More-fuel-efficient cars are also good for the environment. When consumers use a car with high mileage per gallon instead of a car with low mpg, the environmental benefits include less smog and less soot as well as fewer greenhouse gases — the pollutants that contribute to global warming.
It is true that policymakers could achieve the environmental benefits by implementing alternative policies such as a tax on vehicle emissions.
Alternatively, policymakers can boost consumer demand for fuel-efficient vehicles by increasing the fuel-tax rate or implementing a mileage user-fee with rates that adjust for mpg.
Unfortunately, we are not convinced that either of these policies is likely to be implemented in the current political climate. Our safest bet, then, is the status quo.
Significant progress is being made toward the 54.5 mpg target. Ford’s Ecoboost engines are achieving large gains in fuel economy at modest cost to the consumer. German manufacturers are penetrating the U.S. market with clean diesel technology that also provides enhanced performance for the motorist.
Toyota’s commitment to conventional hybrid engines has been a significant commercial and environmental success. And both Ford and General Motors are using advanced aluminum materials to enhance the mileage ratings of pickup trucks.
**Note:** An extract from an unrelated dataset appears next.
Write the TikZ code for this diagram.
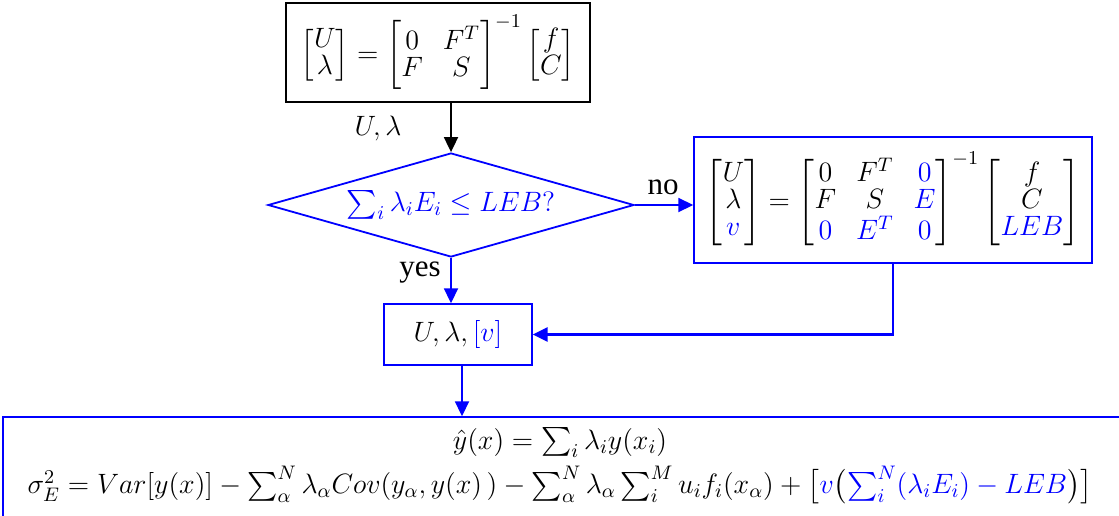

Since all of these manufacturers — and their suppliers — are making major investments to enhance fuel economy, removing the regulation will simply reward automakers who won’t innovate.
Is 54.5 mpg by 2025 written in stone?
Absolutely not. Indeed, federal policymakers have already made a decision to revisit this figure — including other aspects of green-car policy — in 2017, just a few years from today.
That time can be well spent collecting data on current policies, analyzing costs and benefits, exploring possible safety impacts and making wise refinements to the current mileage program. Now is not the time for hasty deregulation.
John D. Graham is dean of the Indiana University School of Public and Environmental Affairs. Denvil R. Duncan is an assistant professor in the Indiana University School of Public and Environmental Affairs, conducting research in public economics and economic development.